There are many opposing and overlapping views on what Isis is, how it came to be, or what spawned it. In his controversial article “What ISIS really wants” in The Atlantic, Graeme Wood said: “The Islamic State is no mere collection of psychopaths. It is a religious group with carefully considered beliefs, among them that it is a key agent of the coming apocalypse.”

Haroon Moghul hit back with his “The Atlantic’s big Islam lie: What Muslims really believe about ISIS”: “But for every deluded soul ISIS ensnares, or who seeks them out, countless more condemn them, oppose them, reject them or fight them. It’s beyond a stretch to argue that ISIS represents Islam, is grounded in Islam, or justified by Islam. That’s not to say they don’t claim religious mandates, or exploit religion to enable their savagery. It’s that no one’s buying it.”

Whatever Isis is in one’s Islamic spectrum, the grim reality is that it has succeeded in luring young people to join them, like the three British school girls who, it was discovered too late, were on their way to the Middle East. How and why they made that step, their parents have no clue. Then there was this pregnant Austrian teen who left all to join Isis.

Read The Guardian’s “Schoolgirl jihadis: Female Islamists leaving home to join Isis fighters,” which is about “hundreds of girls and women … going missing in the west, reappearing in Iraq and Syria to bear children for the caliphate.”

But in the Vox website, lawyer Amada Taub says that The Guardian “doesn’t explain why a surprising number of women in the West have been leaving their homes to join ISIS in Iraq and Syria.” She cites Dr. Erin Saltman, who researches processes of political radicalization, and who estimates that one in 10 of Isis’ foreign recruits from the United Kingdom are women.

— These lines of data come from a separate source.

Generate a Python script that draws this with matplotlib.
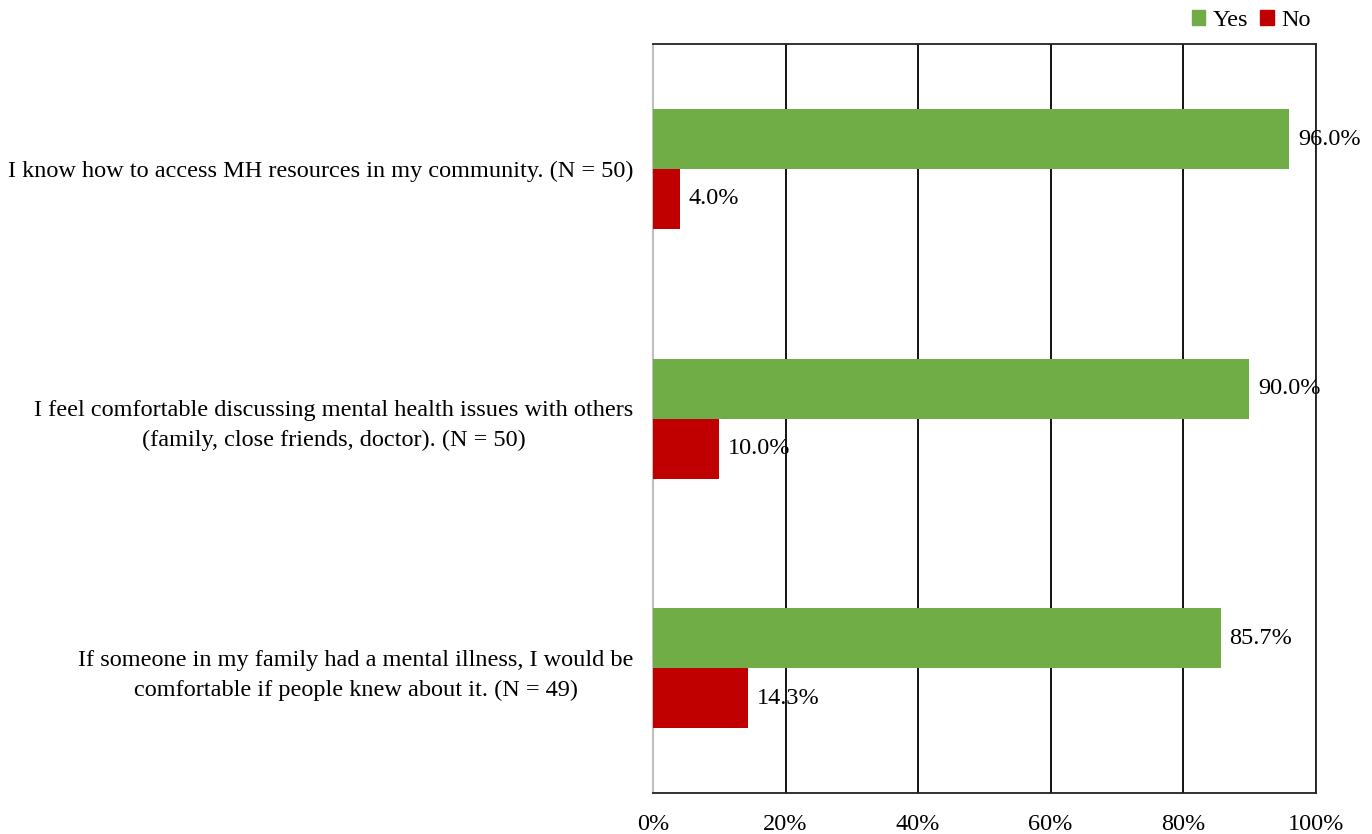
import matplotlib
matplotlib.use("Agg")
import matplotlib.pyplot as plt
from matplotlib.patches import Patch

plt.rcParams['font.family'] = ['Liberation Serif', 'DejaVu Serif']

categories = [
    "I know how to access MH resources in my community. (N = 50)",
    "I feel comfortable discussing mental health issues with others\n(family, close friends, doctor). (N = 50)",
    "If someone in my family had a mental illness, I would be\ncomfortable if people knew about it. (N = 49)",
]
yes_vals = [96.0, 90.0, 85.7]
no_vals = [4.0, 10.0, 14.3]
ticks = [0, 20, 40, 60, 80, 100]

green = "#70AD47"
red = "#C00000"
fs = 17.5

fig = plt.figure(figsize=(13.72, 8.34), dpi=100)
ax = fig.add_axes([0.476, 0.049, 0.483, 0.898])

pos = list(range(len(categories)))
h = 0.24
ax.barh([p - h / 2 for p in pos], yes_vals, height=h, color=green, zorder=3)
ax.barh([p + h / 2 for p in pos], no_vals, height=h, color=red, zorder=3)

for p, v in zip(pos, yes_vals):
    ax.text(v + 1.3, p - h / 2, f"{v:.1f}%", va="center", ha="left", fontsize=fs, zorder=5)
for p, v in zip(pos, no_vals):
    ax.text(v + 1.3, p + h / 2, f"{v:.1f}%", va="center", ha="left", fontsize=fs, zorder=5)

ax.set_xlim(0, 100)
ax.set_ylim(2.5, -0.5)
ax.set_xticks(ticks)
ax.set_xticklabels([f"{t}%" for t in ticks], fontsize=fs)
ax.set_yticks(pos)
ax.set_yticklabels(categories, fontsize=fs, multialignment="center", linespacing=1.55)
ax.tick_params(axis="y", length=0, pad=14)
ax.tick_params(axis="x", length=0, pad=15)
ax.xaxis.grid(True, color="black", linewidth=1.3, zorder=1)

for s in ["top", "right", "bottom"]:
    ax.spines[s].set_color("#222222")
    ax.spines[s].set_linewidth(1.3)
ax.spines["left"].set_color("#BFBFBF")
ax.spines["left"].set_linewidth(1.5)

handles = [Patch(color=green, label="Yes"), Patch(color=red, label="No")]
fig.legend(handles=handles, loc="upper right", bbox_to_anchor=(0.971, 1.014), ncol=2,
           frameon=False, fontsize=fs, handlelength=0.55, handleheight=0.55,
           handletextpad=0.3, columnspacing=0.5)

fig.savefig("out.png", dpi=100)
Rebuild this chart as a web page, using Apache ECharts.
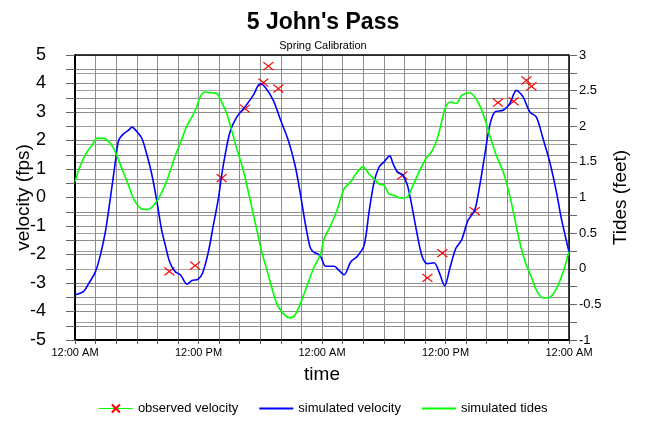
<!DOCTYPE html>
<html>
<head>
<meta charset="utf-8">
<script src="https://cdn.jsdelivr.net/npm/echarts@6/dist/echarts.min.js"></script>
<style>
  html, body { margin: 0; padding: 0; background: #fff; }
  #chart { width: 646px; height: 422px; }
</style>
</head>
<body>
<div id="chart"></div>
<script>
// Hours since midnight of day one, two days shown
const timeTickLabels = ['12:00 AM', '12:00 PM', '12:00 AM', '12:00 PM', '12:00 AM'];

// Simulated velocity (fps)
const simVelHours = [0, 0.84, 1.33, 1.98, 2.46, 2.95, 3.43, 3.92, 4.24, 4.73, 5.21, 5.54, 6.03, 6.51, 7.0, 7.48, 7.97, 8.39, 8.78, 9.2, 9.75, 10.24, 10.88, 11.37, 11.95, 12.4, 12.96, 13.44, 13.93, 14.25, 14.58, 15.06, 15.71, 16.52, 17.33, 17.98, 18.46, 19.27, 19.92, 20.73, 21.38, 21.87, 22.35, 22.84, 23.16, 23.65, 23.9, 24.36, 25.17, 25.66, 26.14, 26.79, 27.44, 28.09, 28.57, 29.06, 29.55, 30.03, 30.58, 30.9, 31.33, 31.81, 32.3, 32.78, 33.27, 33.75, 34.24, 34.89, 35.37, 35.93, 36.41, 37.0, 37.55, 38.19, 38.84, 39.33, 39.81, 40.3, 40.79, 41.6, 42.24, 42.89, 43.54, 44.19, 44.83, 45.48, 46.13, 46.78, 47.26, 48];
const simVelValues = [-3.41, -3.29, -3.02, -2.61, -2.03, -1.21, -0.04, 1.25, 2.0, 2.24, 2.36, 2.47, 2.30, 2.06, 1.48, 0.78, -0.16, -1.09, -1.68, -2.26, -2.61, -2.71, -3.04, -2.91, -2.87, -2.65, -1.91, -0.98, -0.04, 0.78, 1.48, 2.30, 2.82, 3.18, 3.59, 3.99, 3.88, 3.41, 2.77, 2.0, 1.13, 0.19, -0.86, -1.74, -1.91, -1.99, -2.09, -2.41, -2.41, -2.56, -2.71, -2.26, -2.06, -1.68, -0.51, 0.54, 1.07, 1.25, 1.46, 1.19, 0.89, 0.80, 0.43, -0.39, -1.33, -2.09, -2.32, -2.29, -2.61, -3.1, -2.50, -1.79, -1.50, -0.80, -0.45, 0.43, 1.48, 2.53, 3.0, 3.06, 3.29, 3.76, 3.53, 3.0, 2.82, 2.06, 1.25, 0.19, -0.74, -1.91];

// Simulated tides (feet)
const simTideHours = [0, 0.52, 1.17, 1.65, 2.14, 2.79, 3.43, 3.92, 4.57, 5.21, 5.70, 6.35, 7.0, 7.65, 8.45, 9.1, 9.75, 10.4, 10.88, 11.37, 11.82, 12.15, 12.63, 13.28, 13.77, 14.25, 14.74, 15.23, 15.71, 16.36, 16.84, 17.49, 18.14, 18.79, 19.6, 20.25, 20.89, 21.38, 22.03, 22.67, 23.16, 23.65, 23.9, 24.2, 24.85, 25.5, 26.14, 26.79, 27.28, 27.99, 28.57, 29.06, 29.55, 30.03, 30.51, 31.0, 31.65, 32.3, 32.78, 33.43, 34.08, 34.72, 35.21, 35.7, 35.98, 36.41, 37.06, 37.55, 38.36, 38.84, 39.33, 39.81, 40.3, 40.94, 41.6, 42.24, 42.73, 43.37, 43.86, 44.35, 44.83, 45.48, 46.13, 46.78, 47.42, 48];
const simTideValues = [1.22, 1.45, 1.64, 1.73, 1.83, 1.83, 1.76, 1.64, 1.40, 1.17, 0.98, 0.85, 0.83, 0.89, 1.08, 1.31, 1.59, 1.83, 2.01, 2.13, 2.27, 2.41, 2.48, 2.47, 2.46, 2.34, 2.18, 1.94, 1.69, 1.38, 1.08, 0.66, 0.24, -0.09, -0.49, -0.63, -0.69, -0.65, -0.44, -0.19, 0.0, 0.14, 0.22, 0.42, 0.61, 0.84, 1.12, 1.22, 1.33, 1.43, 1.33, 1.26, 1.19, 1.17, 1.05, 1.03, 0.99, 1.01, 1.15, 1.36, 1.54, 1.66, 1.83, 2.11, 2.26, 2.34, 2.32, 2.43, 2.47, 2.41, 2.29, 2.11, 1.87, 1.59, 1.36, 1.03, 0.70, 0.28, 0.05, -0.12, -0.30, -0.41, -0.40, -0.28, -0.05, 0.24];

// Observed velocity (fps)
const obsHours = [9.17, 11.67, 14.25, 16.52, 18.3, 18.79, 19.76, 31.81, 34.24, 35.7, 38.84, 41.1, 42.63, 43.86, 44.35];
const obsValues = [-2.59, -2.39, 0.68, 3.12, 4.03, 4.61, 3.82, 0.78, -2.82, -1.95, -0.48, 3.33, 3.37, 4.11, 3.90];

const pairs = (xs, ys) => xs.map((x, i) => [x, ys[i]]);

const FONT = '"Liberation Sans", Arial, sans-serif';
const GRID_COLOR = '#8c8c8c';

const chart = echarts.init(document.getElementById('chart'), null, { renderer: 'canvas' });

chart.setOption({
  animation: false,
  backgroundColor: '#ffffff',
  title: [
    {
      text: "5 John's Pass",
      left: 'center',
      top: 6,
      textStyle: { fontFamily: FONT, fontSize: 23, fontWeight: 'bold', color: '#000' }
    },
    {
      text: 'Spring Calibration',
      left: 'center',
      top: 35,
      textStyle: { fontFamily: FONT, fontSize: 11, fontWeight: 'normal', color: '#000' }
    }
  ],
  legend: {
    bottom: 2,
    left: 'center',
    itemWidth: 34,
    itemHeight: 10,
    itemGap: 20,
    textStyle: { fontFamily: FONT, fontSize: 13, color: '#000' },
    data: [
      { name: 'observed velocity', lineStyle: { color: '#00ff00', width: 1, opacity: 1 } },
      { name: 'simulated velocity', itemStyle: { opacity: 0 } },
      { name: 'simulated tides', itemStyle: { opacity: 0 } }
    ]
  },
  grid: { left: 75, right: 77, top: 55, bottom: 82, containLabel: false, outerBoundsMode: 'none' },
  xAxis: {
    type: 'value',
    min: 0,
    max: 48,
    interval: 2,
    name: 'time',
    nameLocation: 'middle',
    nameGap: 25,
    nameMoveOverlap: false,
    nameTextStyle: { fontFamily: FONT, fontSize: 19, color: '#000' },
    axisLine: { show: true, onZero: false, lineStyle: { color: '#000', width: 2 } },
    axisTick: { show: true, length: 4, lineStyle: { color: '#555' } },
    axisLabel: {
      fontFamily: FONT, fontSize: 11, color: '#000', margin: 7,
      formatter: v => (v % 12 === 0 ? timeTickLabels[v / 12] : '')
    },
    splitLine: { show: true, lineStyle: { color: GRID_COLOR, width: 1 } }
  },
  yAxis: [
    {
      type: 'value',
      min: -5,
      max: 5,
      interval: 0.5,
      name: 'velocity (fps)',
      nameLocation: 'middle',
      nameGap: 42,
      nameMoveOverlap: false,
      nameTextStyle: { fontFamily: FONT, fontSize: 19, color: '#000' },
      axisLine: { show: true, onZero: false, lineStyle: { color: '#000', width: 2 } },
      axisTick: { show: true, length: 9, lineStyle: { color: '#666' } },
      axisLabel: {
        fontFamily: FONT, fontSize: 18, color: '#000', margin: 29,
        formatter: v => (Number.isInteger(v) ? String(v) : '')
      },
      splitLine: { show: true, lineStyle: { color: GRID_COLOR, width: 1 } }
    },
    {
      type: 'value',
      min: -1,
      max: 3,
      interval: 0.25,
      name: 'Tides (feet)',
      nameLocation: 'middle',
      nameGap: 42,
      nameRotate: 90,
      nameMoveOverlap: false,
      nameTextStyle: { fontFamily: FONT, fontSize: 19, color: '#000' },
      axisLine: { show: true, onZero: false, lineStyle: { color: '#000', width: 1.5 } },
      axisTick: { show: true, length: 8, lineStyle: { color: '#666' } },
      axisLabel: {
        fontFamily: FONT, fontSize: 13, color: '#000', margin: 10,
        formatter: v => (Math.abs(v * 2 - Math.round(v * 2)) < 1e-9 ? String(v) : '')
      },
      splitLine: { show: true, lineStyle: { color: '#a0a0a0', width: 1 } }
    }
  ],
  series: [
    {
      name: 'observed velocity',
      type: 'line',
      yAxisIndex: 0,
      data: pairs(obsHours, obsValues),
      symbol: 'path://M0,0L10,8M10,0L0,8',
      symbolSize: [10, 8],
      showSymbol: true,
      lineStyle: { width: 0, opacity: 0, color: '#00ff00' },
      itemStyle: { color: '#ff0000', borderColor: '#ff0000', borderWidth: 1.2 },
      z: 3
    },
    {
      name: 'simulated velocity',
      type: 'line',
      yAxisIndex: 0,
      data: pairs(simVelHours, simVelValues),
      symbol: 'none',
      smooth: 0.3,
      lineStyle: { color: '#0000ff', width: 1.6 },
      itemStyle: { color: '#0000ff' },
      z: 4
    },
    {
      name: 'simulated tides',
      type: 'line',
      yAxisIndex: 1,
      data: pairs(simTideHours, simTideValues),
      symbol: 'none',
      smooth: 0.3,
      lineStyle: { color: '#00ff00', width: 1.6 },
      itemStyle: { color: '#00ff00' },
      z: 4
    }
  ],
  graphic: [
    {
      type: 'line',
      shape: { x1: 75, y1: 55, x2: 569, y2: 55 },
      style: { stroke: '#000', lineWidth: 1.5 },
      z: 10
    }
  ]
});
</script>
</body>
</html>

“[Saltman] sees three reasons that ISIS may be appealing to some women in the West; the first two are gender-neutral messages that reach women as well as men, but the third may be targeting women directly.


“The first reason, Saltman said, is an ‘adventure narrative’ that encourages young women to think of traveling to ISIS’s territory as not just a religious obligation, but an exciting expedition to a ‘Muslim utopia.’

“The second narrative has a humanitarian appeal, which presents ISIS’s struggle as an effort that began as a fight against the oppressive Bashar al-Assad government and is now even more necessary because ‘global powers’ are turning against Muslims.

“And finally, Saltman said, ISIS has successfully targeted western recruits via ‘romance’ narratives. Some of those are directed at women, promising them that they will find a ‘strong Muslim man, who is a true Muslim, who is fighting for this very heroic cause.’ (Similar appeals directed at men, Saltman said, talk about how foreign fighters are marrying ‘young, nubile local women.’)

“None of this is to suggest that ISIS does not violently oppress women (it does) or that its behavior towards them should be condoned (it should not be). But understanding ISIS’s appeal to women is crucial to understanding its popular support in Iraq and Syria. The Obama administration has said that it is hoping a second ‘Sunni Awakening’ of Sunni civilians will drive ISIS out. If ISIS’s female members are part of its strategy to maintain its power and popular support, we should pay attention.”

I have the book “Cults in Our Midst” by Margaret Thaler Singer which explains thought reform and brainwashing in cults. Is Isis’ recruitment process through social media perhaps not too different from the way religious cults operate? Cults usually have strong leading figures—charismatic, if you like—that prey upon persons “in search of” something and with belongingness needs (to borrow from Abraham Maslow’s hierarchy of needs) who would give up all for some kind of spiritual utopia. In the case of the young Isis recruits, for the added delight in not just being with celebrity “Jihadi John” the beheader, but in having an active part in bringing about the apocalypse.